Dazu ein Quentchen Glück an den Schleusen. Am Freitag scheucht uns der Skipper einer ehemaligen Hamburger Hafenbarkasse früh gleich mit in die Schleuse und trotz einer unfreiwilligen Extratour durch den Stettiner Hafen liegen wir um halb fünf in der Marina HOM in Dabie bei Stettin. Ja, dem Himmel sei Dank, unseren Lieblingshafen am Dabie-See gibt es noch! Die Zukunft des Hafens der Wasserpioniere, einer polnischen (ehemaligen oder noch existierenden?) Jugendorganisation ist noch ungewiss, aber im Hafen und auf dem weitläufigen Gelände mit den großen Wiesen und kleinem Badestrand am See hat sich in den letzten zwei Jahren einiges getan.

hafen_hom_dabie

Vor 8 Jahren waren wir ganz glücklich, diesen absolut geschützt liegenden Hafen entdeckt zu haben, in dem wir den Mast stellen und legen können, in dem genug Platz ist, um Bäume, Segel etc. an Land abzulegen und in dem wir keine Angst haben müssen, dass im entscheidenden Moment ein Motorboot solche Wellen macht, dass es Bruch gibt. Dazu freundliche Segler und der Ortskern mit Einkaufszentrum und kleinem Markt dahinter nur etwa 10 Minuten Fußweg entfernt.

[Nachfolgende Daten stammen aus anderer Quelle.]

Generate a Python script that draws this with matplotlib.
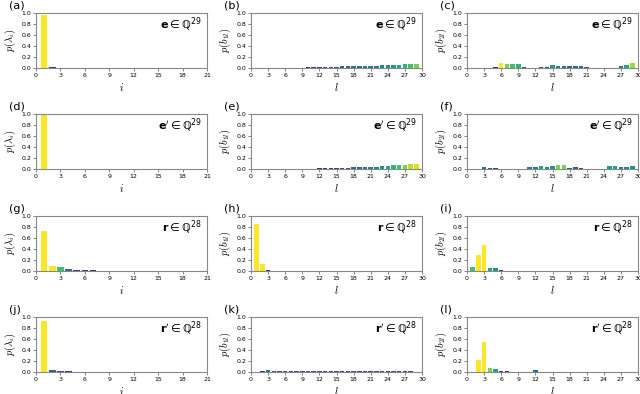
import numpy as np
import matplotlib.pyplot as plt
from matplotlib import colors

# values (index -> probability)
lam_e = {1: 0.97, 2: 0.015, 3: 0.008}
b1_e = {1: 0.001, 2: 0.001, 3: 0.001, 4: 0.002, 5: 0.003, 6: 0.004, 7: 0.005, 8: 0.006,
        9: 0.008, 10: 0.01, 11: 0.012, 12: 0.015, 13: 0.02, 14: 0.022, 15: 0.025, 16: 0.028,
        17: 0.03, 18: 0.033, 19: 0.035, 20: 0.038, 21: 0.04, 22: 0.043, 23: 0.046, 24: 0.05,
        25: 0.055, 26: 0.06, 27: 0.065, 28: 0.07, 29: 0.08}
b2_e = {2: 0.002, 3: 0.002, 5: 0.01, 6: 0.1, 7: 0.08, 8: 0.07, 9: 0.065, 10: 0.02, 11: 0.005,
        13: 0.02, 14: 0.02, 15: 0.055, 16: 0.045, 17: 0.035, 18: 0.03, 19: 0.03, 20: 0.03,
        21: 0.025, 22: 0.004, 23: 0.004, 27: 0.04, 28: 0.06, 29: 0.085}

lam_ep = {1: 1.0}
b1_ep = {8: 0.002, 9: 0.004, 10: 0.006, 11: 0.008, 12: 0.01, 13: 0.012, 14: 0.015, 15: 0.017,
         16: 0.02, 17: 0.025, 18: 0.03, 19: 0.033, 20: 0.037, 21: 0.04, 22: 0.045, 23: 0.05,
         24: 0.06, 25: 0.065, 26: 0.07, 27: 0.08, 28: 0.09, 29: 0.095}
b2_ep = {3: 0.035, 4: 0.025, 5: 0.02, 11: 0.04, 12: 0.04, 13: 0.06, 14: 0.045, 15: 0.05,
         16: 0.08, 17: 0.08, 18: 0.025, 19: 0.03, 20: 0.02, 21: 0.005, 22: 0.003, 23: 0.003,
         24: 0.003, 25: 0.055, 26: 0.06, 27: 0.04, 28: 0.045, 29: 0.05}

lam_r = {1: 0.72, 2: 0.1, 3: 0.07, 4: 0.035, 5: 0.015, 6: 0.012, 7: 0.01, 8: 0.008, 9: 0.006, 10: 0.004}
b1_r = {1: 0.85, 2: 0.13, 3: 0.01}
b2_r = {1: 0.07, 2: 0.29, 3: 0.47, 4: 0.06, 5: 0.05, 6: 0.015, 8: 0.003, 14: 0.002}

lam_rp = {1: 0.93, 2: 0.03, 3: 0.02, 4: 0.01, 5: 0.003, 6: 0.003}
b1_rp = {2: 0.015, 3: 0.035, 4: 0.022, 5: 0.02, 6: 0.022, 7: 0.02, 8: 0.02, 9: 0.02, 10: 0.02,
         11: 0.02, 12: 0.022, 13: 0.02, 14: 0.02, 15: 0.02, 16: 0.02, 17: 0.02, 18: 0.02,
         19: 0.02, 20: 0.02, 21: 0.02, 22: 0.02, 23: 0.02, 24: 0.02, 25: 0.02, 26: 0.02,
         27: 0.02, 28: 0.02}
b2_rp = {2: 0.22, 3: 0.54, 4: 0.08, 5: 0.06, 6: 0.01, 7: 0.01, 11: 0.005, 12: 0.03}

rows = [
    ([lam_e, b1_e, b2_e], r'$\mathbf{e}\in$ℚ$^{29}$'),
    ([lam_ep, b1_ep, b2_ep], r"$\mathbf{e}^{\prime}\in$ℚ$^{29}$"),
    ([lam_r, b1_r, b2_r], r'$\mathbf{r}\in$ℚ$^{28}$'),
    ([lam_rp, b1_rp, b2_rp], r"$\mathbf{r}^{\prime}\in$ℚ$^{28}$"),
]
ylabels = [r'$p(\lambda_i)$', r'$p(b_{1l})$', r'$p(b_{2l})$']
xlabels = [r'$i$', r'$l$', r'$l$']
xmax = [21, 30, 30]
letters = 'abcdefghijkl'

fig = plt.figure(figsize=(6.4, 3.94), dpi=100)
W, H = 640, 394
lefts = [36, 251, 467]
tops = [13, 114, 216, 317]
aw, ah = 171, 55

# colour follows the bar height, saturating at 0.1
norm = colors.Normalize(vmin=0, vmax=0.1)
cmap = plt.get_cmap('viridis')

k = 0
for r, (data, tag) in enumerate(rows):
    for c in range(3):
        ax = fig.add_axes([lefts[c] / W, 1 - (tops[r] + ah) / H, aw / W, ah / H])
        d = data[c]
        x = np.array(list(d.keys()))
        y = np.array(list(d.values()))
        ax.bar(x, y, width=0.8, color=cmap(norm(np.clip(y, 0, 0.1))))
        ax.set_xlim(0, xmax[c])
        ax.set_ylim(0, 1.0)
        ax.set_xticks(np.arange(0, xmax[c] + 1, 3))
        ax.set_yticks(np.arange(0, 1.01, 0.2))
        ax.tick_params(labelsize=4.5, length=2, width=0.5, pad=1.5, color='#555555')
        for s in ax.spines.values():
            s.set_color('#888888')
            s.set_linewidth(0.8)
        ax.set_ylabel(ylabels[c], fontsize=7.5, labelpad=2, math_fontfamily='cm')
        ax.set_xlabel(xlabels[c], fontsize=7.5, labelpad=2, math_fontfamily='cm')
        ax.text(0.97, 0.78, tag, transform=ax.transAxes, ha='right', va='center',
                fontsize=8)
        ax.text(-0.16, 1.13, '(' + letters[k] + ')', transform=ax.transAxes,
                ha='left', va='center', fontsize=8)
        k += 1

fig.savefig('out.png', dpi=100)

Samstagmorgen ist alles in Nebel gehüllt. Als wir ablegen scheint die Sonne, aber der Wind kommt von vorn. Manchmal glaube ich, es gäbe zwischen Stettin und Oderhaff nur zwei Windrichtungen – Nord oder Süd – und wir fahren, wie es Murphys Gesetz will, immer in die falsche Richtung. Das Haff können wir in langen Kreuzschlägen überqueren und stecken auf einmal, am Eingang zur Kaiserfahrt, in dickem Nebel. Das haben wir hier noch nie erlebt und es kommt an dieser Stelle, an der wir uns das Fahrwasser auch mit großen Schiffen teilen, ganz ungelegen. Mal hebt sich der Nebel ein bisschen, dann ist wieder alles dicht. Die Fähren, die den Kanal überqueren und alle „Karsibor“ heißen, können wir gut erkennen, aber im Hafen von Swinoujscie erwarte ich jeden Moment einen riesigen Bug vor uns auftauchen zu sehen und bin entsprechend unentspannt. Geht aber alles gut.

nebel_in_der_kaiserfahrt

Am Sonntag sind für den Nachmittag Gewitter im Greifswalder Bodden angekündigt, bis die kommen, möchten wir da sein und stehen entsprechend früh auf, was sonst gar nicht so unsere Art ist. Die Gewitter bleiben aus, dafür schiebt uns ein fröhlicher Wind an Usedoms Küste entlang und über den fast leeren Bodden ans Ziel. In Wieck ist die holländische Ziehbrücke renoviert worden. Die Brückenwärter hängen wieder jede Stunde (außer mittags) die Gewichte aus und kurbeln die Brückenflügel hoch. Was mir an der Brücke so gefällt, ist die nachvollziehbare Rafinesse, mit der die Konstrukteure das Öffnen und Schließen der Brücke erleichtert haben, ohne von einer anderen Energieform als der menschlichen Muskelkraft abhängig zu sein. Jetzt hoffe ich noch, dass sie die Hebearme wieder weiß streichen (oder waren die nie weiß?).

bruecke_wieck

Noch einen halben Tag werkeln in Greifswald und dann mit dem Läusebus zurück nach Berlin. Der Ostseesommer kann beginnen.